TASK OBJECTIVE:
Copy the first line of the entries below and every line after it through the line containing "Chart.register(...registerables)". Do not include pictures.
-------- SUPPLIED MATERIAL --------
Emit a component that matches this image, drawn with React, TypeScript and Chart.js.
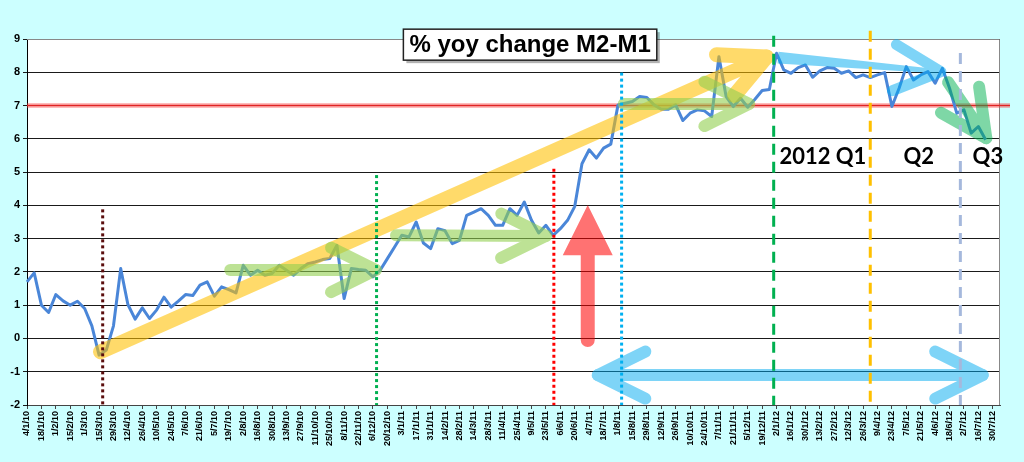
import { useEffect, useRef } from 'react'
import { Chart, registerables } from 'chart.js'

Chart.register(...registerables)

// weekly observations, one label per Monday
const weeks: string[] = [
  '4/1/10', '11/1/10', '18/1/10', '25/1/10', '1/2/10', '8/2/10', '15/2/10', '22/2/10', '1/3/10', '8/3/10',
  '15/3/10', '22/3/10', '29/3/10', '5/4/10', '12/4/10', '19/4/10', '26/4/10', '3/5/10', '10/5/10', '17/5/10',
  '24/5/10', '31/5/10', '7/6/10', '14/6/10', '21/6/10', '28/6/10', '5/7/10', '12/7/10', '19/7/10', '26/7/10',
  '2/8/10', '9/8/10', '16/8/10', '23/8/10', '30/8/10', '6/9/10', '13/9/10', '20/9/10', '27/9/10', '4/10/10',
  '11/10/10', '18/10/10', '25/10/10', '1/11/10', '8/11/10', '15/11/10', '22/11/10', '29/11/10', '6/12/10', '13/12/10',
  '20/12/10', '27/12/10',
  '3/1/11', '10/1/11', '17/1/11', '24/1/11', '31/1/11', '7/2/11', '14/2/11', '21/2/11', '28/2/11', '7/3/11',
  '14/3/11', '21/3/11', '28/3/11', '4/4/11', '11/4/11', '18/4/11', '25/4/11', '2/5/11', '9/5/11', '16/5/11',
  '23/5/11', '30/5/11', '6/6/11', '13/6/11', '20/6/11', '27/6/11', '4/7/11', '11/7/11', '18/7/11', '25/7/11',
  '1/8/11', '8/8/11', '15/8/11', '22/8/11', '29/8/11', '5/9/11', '12/9/11', '19/9/11', '26/9/11', '3/10/11',
  '10/10/11', '17/10/11', '24/10/11', '31/10/11', '7/11/11', '14/11/11', '21/11/11', '28/11/11', '5/12/11', '12/12/11',
  '19/12/11', '26/12/11',
  '2/1/12', '9/1/12', '16/1/12', '23/1/12', '30/1/12', '6/2/12', '13/2/12', '20/2/12', '27/2/12', '5/3/12',
  '12/3/12', '19/3/12', '26/3/12', '2/4/12', '9/4/12', '16/4/12', '23/4/12', '30/4/12', '7/5/12', '14/5/12',
  '21/5/12', '28/5/12', '4/6/12', '11/6/12', '18/6/12', '25/6/12', '2/7/12', '9/7/12', '16/7/12', '23/7/12',
  '30/7/12', '6/8/12',
]

// % yoy change M2-M1
const yoyChange: number[] = [
  1.7, 1.97, 1.0, 0.78, 1.32, 1.13, 1.0, 1.12, 0.9, 0.38,
  -0.5, -0.35, 0.38, 2.1, 1.02, 0.58, 0.92, 0.6, 0.86, 1.24,
  0.94, 1.12, 1.32, 1.29, 1.6, 1.7, 1.27, 1.55, 1.47, 1.37,
  2.2, 1.9, 2.05, 1.9, 1.95, 2.2, 2.05, 1.9, 2.1, 2.25,
  2.3, 2.37, 2.4, 2.8, 1.2, 2.1, 2.07, 2.05, 1.85, 2.05,
  2.4, 2.75, 3.1, 3.05, 3.5, 2.87, 2.7, 3.3, 3.24, 2.85,
  2.95, 3.7, 3.8, 3.9, 3.7, 3.4, 3.4, 3.9, 3.7, 4.1,
  3.55, 3.17, 3.4, 3.1, 3.3, 3.55, 3.97, 5.25, 5.67, 5.42,
  5.72, 5.84, 7.02, 7.07, 7.12, 7.27, 7.24, 7.02, 6.89, 6.89,
  7.02, 6.55, 6.77, 6.87, 6.84, 6.67, 8.47, 7.27, 6.97, 7.22,
  6.95, 7.19, 7.45, 7.48, 8.57, 8.07, 7.97, 8.14, 8.22, 7.85,
  8.04, 8.14, 8.12, 7.97, 8.04, 7.84, 7.92, 7.84, 7.92, 7.99,
  6.97, 7.52, 8.17, 7.77, 7.92, 8.02, 7.67, 8.12, 7.52, 6.77,
  6.87, 6.17, 6.37, 5.97,
]

const yMin = -2
const yMax = 9
const threshold = 7

const FONT = "'Liberation Sans', Arial, sans-serif"

// annotations, placed in data space: x = week index, y = value
const markers = [
  { at: 10.5, top: 3.88, color: '#5a0d0d', dash: [3, 3] },
  { at: 48.5, top: 4.91, color: '#00b050', dash: [3, 3] },
  { at: 73.1, top: 5.1, color: '#ff0000', dash: [3, 3] },
  { at: 82.5, top: 7.99, color: '#00b0f0', dash: [3, 3] },
  { at: 103.6, top: 9.1, color: '#00b050', dash: [11, 7] },
  { at: 117, top: 9.25, color: '#ffc000', dash: [11, 7] },
  { at: 129.5, top: 8.58, color: '#a5b8dc', dash: [11, 7] },
]

// taper: shaft width at the tip end (null = same as start)
const arrows = [
  { from: [10.2, -0.4], to: [102.6, 8.46], width: 15, taper: null, head: 50, color: '#ffc000', alpha: 0.58, both: false },
  { from: [28.2, 2.06], to: [48.4, 2.06], width: 12, taper: null, head: 50, color: '#92d050', alpha: 0.6, both: false },
  { from: [51.2, 3.1], to: [72, 3.08], width: 12, taper: null, head: 50, color: '#92d050', alpha: 0.6, both: false },
  { from: [82.8, 7.05], to: [100.2, 7.05], width: 12, taper: null, head: 50, color: '#92d050', alpha: 0.6, both: false },
  { from: [127.8, 7.7], to: [133.1, 6.02], width: 12, taper: null, head: 52, color: '#00b050', alpha: 0.5, both: false },
  { from: [104.2, 8.44], to: [126.8, 8.02], width: 12, taper: 4, head: 52, color: '#00aaf0', alpha: 0.5, both: false },
  { from: [79.2, -1.1], to: [132.6, -1.1], width: 12, taper: null, head: 53, color: '#00aaf0', alpha: 0.5, both: true },
]

const upArrow = { at: 77.8, bottom: -0.05, neck: 2.5, tip: 4.01 }

const quarterNotes = [
  { text: '2012 Q1', at: 104.4, y: 5.45 },
  { text: 'Q2', at: 121.6, y: 5.45 },
  { text: 'Q3', at: 131.2, y: 5.45 },
]

const titleBox = { text: '% yoy change M2-M1', at: 69.8, y: 8.83 }

// draw opaque shapes on a scratch layer, then composite once with alpha
function onLayer(chart: any, alpha: number, draw: (c: CanvasRenderingContext2D) => void) {
  const main: CanvasRenderingContext2D = chart.ctx
  const off = document.createElement('canvas')
  off.width = chart.canvas.width
  off.height = chart.canvas.height
  const c = off.getContext('2d') as CanvasRenderingContext2D
  c.setTransform(main.getTransform())
  draw(c)
  main.save()
  main.setTransform(1, 0, 0, 1, 0, 0)
  main.globalAlpha = alpha
  main.drawImage(off, 0, 0)
  main.restore()
}

function drawArrow(c: CanvasRenderingContext2D, x1: number, y1: number, x2: number, y2: number,
  width: number, taper: number | null, head: number, color: string, both: boolean) {
  const spread = 0.46
  const ang = Math.atan2(y2 - y1, x2 - x1)
  c.strokeStyle = color
  c.fillStyle = color
  c.lineCap = 'round'
  c.lineJoin = 'round'
  c.lineWidth = width
  c.beginPath()
  if (taper === null) {
    c.moveTo(x1, y1)
    c.lineTo(x2, y2)
    c.stroke()
  } else {
    const nx = -Math.sin(ang)
    const ny = Math.cos(ang)
    c.moveTo(x1 + nx * width / 2, y1 + ny * width / 2)
    c.lineTo(x2 + nx * taper / 2, y2 + ny * taper / 2)
    c.lineTo(x2 - nx * taper / 2, y2 - ny * taper / 2)
    c.lineTo(x1 - nx * width / 2, y1 - ny * width / 2)
    c.closePath()
    c.fill()
    c.lineWidth = width - 1
  }
  const arms = (x: number, y: number, a: number) => {
    c.moveTo(x + head * Math.cos(a + Math.PI - spread), y + head * Math.sin(a + Math.PI - spread))
    c.lineTo(x, y)
    c.lineTo(x + head * Math.cos(a + Math.PI + spread), y + head * Math.sin(a + Math.PI + spread))
  }
  c.beginPath()
  arms(x2, y2, ang)
  if (both) arms(x1, y1, ang + Math.PI)
  c.stroke()
}

const decorations = {
  id: 'decorations',
  beforeDraw(chart: any) {
    const { ctx, chartArea: a } = chart
    ctx.save()
    ctx.fillStyle = '#ccffff'
    ctx.fillRect(0, 0, chart.width, chart.height)
    ctx.fillStyle = '#ffffff'
    ctx.fillRect(a.left, a.top, a.right - a.left, a.bottom - a.top)
    ctx.restore()
  },
  beforeDatasetsDraw(chart: any) {
    const { ctx, chartArea: a, scales } = chart
    const y = scales.y.getPixelForValue(threshold)
    ctx.save()
    ctx.strokeStyle = '#888'
    ctx.lineWidth = 1
    ctx.beginPath()
    ctx.moveTo(a.left, a.top + 0.5)
    ctx.lineTo(a.right - 0.5, a.top + 0.5)
    ctx.lineTo(a.right - 0.5, a.bottom)
    ctx.stroke()
    ctx.beginPath()
    ctx.moveTo(a.left, y)
    ctx.lineTo(a.right + 10, y)
    ctx.strokeStyle = 'rgba(255,60,60,0.35)'
    ctx.lineWidth = 5
    ctx.stroke()
    ctx.strokeStyle = '#e02424'
    ctx.lineWidth = 1.6
    ctx.stroke()
    ctx.restore()
  },
  afterDatasetsDraw(chart: any) {
    const { ctx, chartArea: a, scales } = chart
    const px = (v: number) => scales.x.getPixelForValue(v)
    const py = (v: number) => scales.y.getPixelForValue(v)

    arrows.forEach((ar) => {
      onLayer(chart, ar.alpha, (c) =>
        drawArrow(c, px(ar.from[0]), py(ar.from[1]), px(ar.to[0]), py(ar.to[1]),
          ar.width, ar.taper, ar.head, ar.color, ar.both))
    })

    // red block arrow pointing up
    onLayer(chart, 0.55, (c) => {
      const rx = px(upArrow.at)
      const rb = py(upArrow.bottom)
      const rn = py(upArrow.neck)
      const rt = py(upArrow.tip)
      c.beginPath()
      c.moveTo(rx - 7, rn)
      c.lineTo(rx - 7, rb)
      c.arc(rx, rb, 7, Math.PI, 0, true)
      c.lineTo(rx + 7, rn)
      c.lineTo(rx + 25, rn)
      c.lineTo(rx, rt)
      c.lineTo(rx - 25, rn)
      c.closePath()
      c.fillStyle = '#ff0000'
      c.fill()
    })

    ctx.save()
    markers.forEach((m) => {
      const x = px(m.at)
      ctx.beginPath()
      ctx.setLineDash(m.dash)
      ctx.moveTo(x, py(m.top))
      ctx.lineTo(x, a.bottom)
      ctx.strokeStyle = m.color
      ctx.lineWidth = 3
      ctx.lineCap = 'butt'
      ctx.stroke()
    })
    ctx.setLineDash([])

    ctx.fillStyle = '#000'
    ctx.font = "bold 22px Lato, 'Open Sans', sans-serif"
    ctx.textAlign = 'left'
    ctx.textBaseline = 'middle'
    quarterNotes.forEach((q) => ctx.fillText(q.text, px(q.at), py(q.y)))

    // title box
    ctx.font = `bold 24px ${FONT}`
    const tw = ctx.measureText(titleBox.text).width
    const bw = tw + 12
    const bh = 31
    const bx = px(titleBox.at) - bw / 2
    const by = py(titleBox.y) - bh / 2
    ctx.fillStyle = 'rgba(0,0,0,0.3)'
    ctx.fillRect(bx + 3, by + 3, bw, bh)
    ctx.fillStyle = '#fff'
    ctx.fillRect(bx, by, bw, bh)
    ctx.strokeStyle = '#222'
    ctx.lineWidth = 1.5
    ctx.strokeRect(bx, by, bw, bh)
    ctx.fillStyle = '#000'
    ctx.textAlign = 'center'
    ctx.textBaseline = 'middle'
    ctx.fillText(titleBox.text, bx + bw / 2, by + bh / 2 + 1)
    ctx.restore()
  },
}

export default function App() {
  const canvasRef = useRef<HTMLCanvasElement | null>(null)
  const chartRef = useRef<Chart | null>(null)

  useEffect(() => {
    document.body.style.margin = '0'
    if (!canvasRef.current) return
    if (chartRef.current) chartRef.current.destroy()

    chartRef.current = new Chart(canvasRef.current, {
      type: 'line',
      data: {
        labels: weeks,
        datasets: [
          {
            label: '% yoy change M2-M1',
            data: yoyChange,
            borderColor: '#4a86d8',
            borderWidth: 3,
            pointRadius: 0,
            tension: 0,
            borderJoinStyle: 'round',
          },
        ],
      },
      options: {
        responsive: false,
        animation: false,
        layout: { padding: { left: 0, top: 39, right: 24, bottom: 0 } },
        plugins: {
          legend: { display: false },
          tooltip: { enabled: false },
        },
        scales: {
          x: {
            offset: false,
            afterFit: (scale: any) => { scale.height = 57 },
            grid: { drawOnChartArea: false, drawTicks: true, tickLength: 4, color: '#444' },
            border: { color: '#444' },
            ticks: {
              autoSkip: false,
              maxRotation: 90,
              minRotation: 90,
              padding: 2,
              color: '#000',
              font: { family: FONT, size: 9, weight: 'bold' },
              callback: (_v: any, i: number) => (i % 2 === 0 ? weeks[i] : null),
            },
          },
          y: {
            min: yMin,
            max: yMax,
            afterFit: (scale: any) => { scale.width = 27 },
            grid: { color: '#1a1a1a', tickLength: 4 },
            border: { color: '#000' },
            ticks: {
              stepSize: 1,
              padding: 3,
              color: '#000',
              font: { family: FONT, size: 11, weight: 'bold' },
            },
          },
        },
      },
      plugins: [decorations],
    })

    return () => {
      if (chartRef.current) {
        chartRef.current.destroy()
        chartRef.current = null
      }
    }
  }, [])

  return (
    <div style={{ width: 1024, height: 462, background: '#ccffff' }}>
      <canvas ref={canvasRef} width={1024} height={462} style={{ display: 'block' }} />
    </div>
  )
}
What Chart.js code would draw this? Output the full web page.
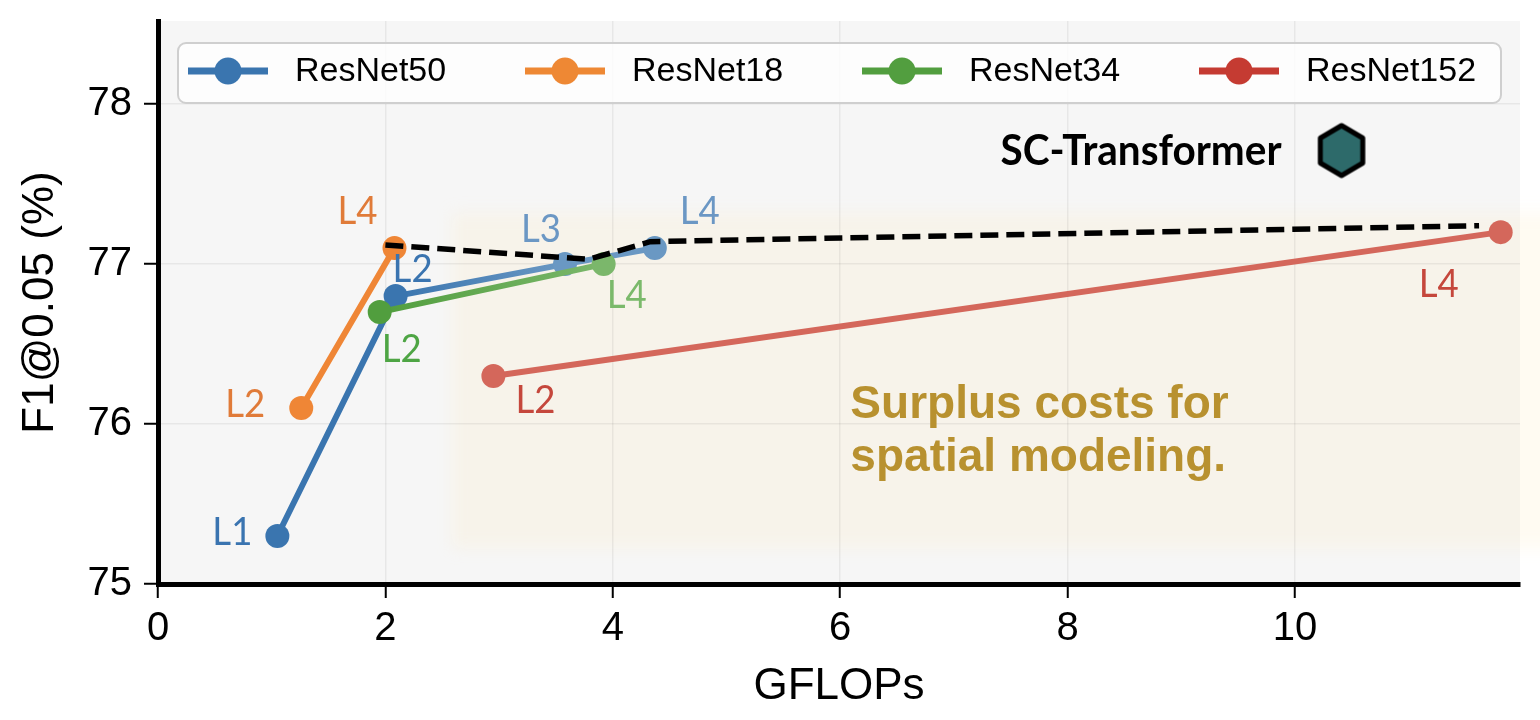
<!DOCTYPE html>
<html>
<head>
<meta charset="utf-8">
<script src="https://cdn.jsdelivr.net/npm/chart.js@4.4.1/dist/chart.umd.min.js"></script>
<style>
  html, body { margin: 0; padding: 0; background: #ffffff; }
  #wrap { width: 1540px; height: 720px; }
</style>
</head>
<body>
<div id="wrap"><canvas id="chart" width="1540" height="720"></canvas></div>
<script>
// ---- data ----
const xTicks = [0, 2, 4, 6, 8, 10];
const yTicks = [75, 76, 77, 78];

const seriesNames = ['ResNet50', 'ResNet18', 'ResNet34', 'ResNet152'];

const resnet50Flops = [1.05, 2.09, 3.58, 4.37];
const resnet50F1 = [75.3, 76.8, 77.0, 77.1];
const resnet50Stages = ['L1', 'L2', 'L3', 'L4'];

const resnet18Flops = [1.26, 2.08];
const resnet18F1 = [76.1, 77.1];
const resnet18Stages = ['L2', 'L4'];

const resnet34Flops = [1.95, 3.92];
const resnet34F1 = [76.7, 77.0];
const resnet34Stages = ['L2', 'L4'];

const resnet152Flops = [2.95, 11.81];
const resnet152F1 = [76.3, 77.2];
const resnet152Stages = ['L2', 'L4'];

const frontierFlops = [2.0, 3.79, 4.33, 11.62];
const frontierF1 = [77.12, 77.03, 77.14, 77.24];

const scTransformerFlops = [10.41];
const scTransformerF1 = [77.71];

const surplusZoneFlops = [2.58, 12.4];
const surplusZoneF1 = [75.22, 77.32];
const surplusNote = ['Surplus costs for', 'spatial modeling.'];

// ---- styles ----
const STYLE = {
  resnet50: {
    legend: '#3a75af',
    points: ['#3a75af', '#3a75af', '#6a98c3', '#6a98c3'],
    labels: ['#3a74b0', '#3a74b0', '#6b97c4', '#6b97c4'],
    offsets: [[-45, -5], [17, -28], [-24, -36], [45, -38]],
  },
  resnet18: {
    legend: '#ee8834',
    points: ['#ef8636', '#ef8636'],
    labels: ['#e07b39', '#e07b39'],
    offsets: [[-56, -5], [-37, -38]],
  },
  resnet34: {
    legend: '#529e3f',
    points: ['#519e3e', '#7bb76b'],
    labels: ['#4ea544', '#7bb96b'],
    offsets: [[22, 36], [23, 30]],
  },
  resnet152: {
    legend: '#c53b32',
    points: ['#d4675b', '#d4675b'],
    labels: ['#c5473c', '#c5473c'],
    offsets: [[42, 23], [-62, 51]],
  },
};

const toPoints = (xs, ys) => xs.map((v, i) => ({ x: v, y: ys[i] }));

// gradient between consecutive point colours
function segmentColor(colors) {
  return (c) => {
    const g = c.chart.ctx.createLinearGradient(c.p0.x, c.p0.y, c.p1.x, c.p1.y);
    g.addColorStop(0, colors[c.p0DataIndex]);
    g.addColorStop(1, colors[c.p1DataIndex]);
    return g;
  };
}

function seriesDataset(label, xs, ys, stages, style, order) {
  return {
    label,
    data: toPoints(xs, ys),
    stages,
    labelStyle: style,
    borderColor: style.points[0],
    backgroundColor: style.points,
    pointBackgroundColor: style.points,
    pointBorderWidth: 0,
    pointRadius: 12,
    borderWidth: 6,
    borderCapStyle: 'round',
    segment: { borderColor: segmentColor(style.points) },
    order,
  };
}

function makeHexagon() {
  const c = document.createElement('canvas');
  c.width = 58;
  c.height = 62;
  const g = c.getContext('2d');
  g.beginPath();
  for (let k = 0; k < 6; k++) {
    const ang = -Math.PI / 2 + k * Math.PI / 3;
    const px = 29 + 24.5 * Math.cos(ang);
    const py = 31 + 25 * Math.sin(ang);
    if (k) g.lineTo(px, py); else g.moveTo(px, py);
  }
  g.closePath();
  g.fillStyle = '#2d6a6a';
  g.fill();
  g.lineWidth = 5;
  g.lineJoin = 'round';
  g.strokeStyle = '#000000';
  g.stroke();
  return c;
}

/**
 * Background, annotations and the boxed legend
 */
const decorations = {
  id: 'decorations',
  beforeDraw(chart) {
    const { ctx, chartArea: a, scales: { x, y } } = chart;
    ctx.save();
    ctx.fillStyle = '#f6f6f6';
    ctx.fillRect(a.left, a.top, a.right - a.left, a.bottom - a.top);

    // soft cream zone behind the costly models
    const x0 = x.getPixelForValue(surplusZoneFlops[0]);
    const x1 = x.getPixelForValue(surplusZoneFlops[1]);
    const y0 = y.getPixelForValue(surplusZoneF1[1]);
    const y1 = y.getPixelForValue(surplusZoneF1[0]);
    ctx.filter = 'blur(8px)';
    ctx.fillStyle = 'rgba(255, 235, 190, 0.2)';
    ctx.fillRect(x0, y0, x1 - x0, y1 - y0);
    ctx.restore();
  },

  afterDatasetsDraw(chart) {
    const { ctx, scales: { x, y } } = chart;
    ctx.save();

    // stage labels next to each marker
    ctx.font = '38px Lato';
    ctx.textAlign = 'center';
    ctx.textBaseline = 'alphabetic';
    chart.data.datasets.forEach((ds, i) => {
      if (!ds.stages) return;
      const meta = chart.getDatasetMeta(i);
      meta.data.forEach((pt, j) => {
        const [dx, dy] = ds.labelStyle.offsets[j];
        ctx.fillStyle = ds.labelStyle.labels[j];
        ctx.fillText(ds.stages[j], pt.x + dx, pt.y + dy + 13.5, 40);
      });
    });

    // SC-Transformer tag
    const hexIdx = chart.data.datasets.findIndex((d) => d.label === 'SC-Transformer');
    const hex = chart.getDatasetMeta(hexIdx).data[0];
    ctx.font = 'bold 42px Lato';
    ctx.textAlign = 'right';
    ctx.fillStyle = '#000000';
    ctx.fillText('SC-Transformer', hex.x - 60, hex.y + 14, 281);

    // surplus note
    ctx.font = 'bold 46px "Liberation Sans"';
    ctx.textAlign = 'left';
    ctx.fillStyle = '#b8912f';
    const nx = x.getPixelForValue(6.09);
    const ny = y.getPixelForValue(76.04);
    surplusNote.forEach((line, k) => ctx.fillText(line, nx, ny + k * 53));
    ctx.restore();
  },

  afterDraw(chart) {
    const { ctx, chartArea: a } = chart;
    const left = a.left + 20;
    const right = a.right - 19;
    const top = a.top + 22;
    const h = 60;
    ctx.save();
    ctx.beginPath();
    ctx.roundRect(left, top, right - left, h, 8);
    ctx.fillStyle = 'rgba(255, 255, 255, 0.8)';
    ctx.fill();
    ctx.lineWidth = 2;
    ctx.strokeStyle = '#cfcfcf';
    ctx.stroke();

    const cy = top + h / 2 - 2;
    const colors = [STYLE.resnet50.legend, STYLE.resnet18.legend, STYLE.resnet34.legend, STYLE.resnet152.legend];
    seriesNames.forEach((name, i) => {
      const x0 = left + 10 + i * 337;
      ctx.strokeStyle = colors[i];
      ctx.lineWidth = 7;
      ctx.beginPath();
      ctx.moveTo(x0, cy);
      ctx.lineTo(x0 + 80, cy);
      ctx.stroke();
      ctx.fillStyle = colors[i];
      ctx.beginPath();
      ctx.arc(x0 + 40, cy, 13.5, 0, Math.PI * 2);
      ctx.fill();
      ctx.fillStyle = '#000000';
      ctx.font = '34px "Liberation Sans"';
      ctx.textAlign = 'left';
      ctx.textBaseline = 'middle';
      ctx.fillText(name, x0 + 107, cy + 1);
    });
    ctx.restore();
  },
};

const tickFont = { family: 'Liberation Sans', size: 40 };
const titleFont = { family: 'Liberation Sans', size: 44 };

new Chart(document.getElementById('chart'), {
  type: 'line',
  data: {
    datasets: [
      {
        label: 'Frontier',
        data: toPoints(frontierFlops, frontierF1),
        borderColor: '#000000',
        borderWidth: 5.5,
        borderDash: [18, 8],
        pointRadius: 0,
        order: 0,
      },
      {
        label: 'SC-Transformer',
        data: toPoints(scTransformerFlops, scTransformerF1),
        showLine: false,
        pointStyle: makeHexagon(),
        order: 0,
      },
      seriesDataset('ResNet34', resnet34Flops, resnet34F1, resnet34Stages, STYLE.resnet34, 1),
      seriesDataset('ResNet50', resnet50Flops, resnet50F1, resnet50Stages, STYLE.resnet50, 2),
      seriesDataset('ResNet18', resnet18Flops, resnet18F1, resnet18Stages, STYLE.resnet18, 3),
      seriesDataset('ResNet152', resnet152Flops, resnet152F1, resnet152Stages, STYLE.resnet152, 4),
    ],
  },
  options: {
    responsive: false,
    animation: false,
    layout: { padding: { top: 21, right: 20, left: 0, bottom: 0 } },
    plugins: {
      legend: { display: false },
      tooltip: { enabled: false },
    },
    scales: {
      x: {
        type: 'linear',
        min: 0,
        max: 11.98,
        afterBuildTicks: (s) => { s.ticks = xTicks.map((v) => ({ value: v })); },
        afterFit: (s) => { s.height = 136; s.paddingLeft = 0; s.paddingRight = 0; },
        grid: { color: 'rgba(0, 0, 0, 0.06)', lineWidth: 1.5, tickColor: '#000000', tickLength: 14, tickWidth: 2 },
        border: { color: '#000000', width: 5 },
        ticks: { color: '#000000', font: tickFont, padding: 7, maxRotation: 0 },
        title: { display: true, text: 'GFLOPs', color: '#000000', font: titleFont, padding: { top: 0, bottom: 7 } },
      },
      y: {
        type: 'linear',
        min: 75,
        max: 78.52,
        afterBuildTicks: (s) => { s.ticks = yTicks.map((v) => ({ value: v })); },
        afterFit: (s) => { s.width = 158; s.paddingTop = 0; s.paddingBottom = 0; },
        grid: { color: 'rgba(0, 0, 0, 0.06)', lineWidth: 1.5, tickColor: '#000000', tickLength: 14, tickWidth: 2 },
        border: { color: '#000000', width: 5 },
        ticks: { color: '#000000', font: tickFont, padding: 12 },
        title: { display: true, text: 'F1@0.05 (%)', color: '#000000', font: titleFont, padding: { top: 14, bottom: 0 } },
      },
    },
  },
  plugins: [decorations],
});
</script>
</body>
</html>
--------
FINAL RESULT:
Emit a component that matches this image, drawn with React, TypeScript and Chart.js.
import { useEffect, useRef } from 'react'
import { Chart, registerables } from 'chart.js'

Chart.register(...registerables)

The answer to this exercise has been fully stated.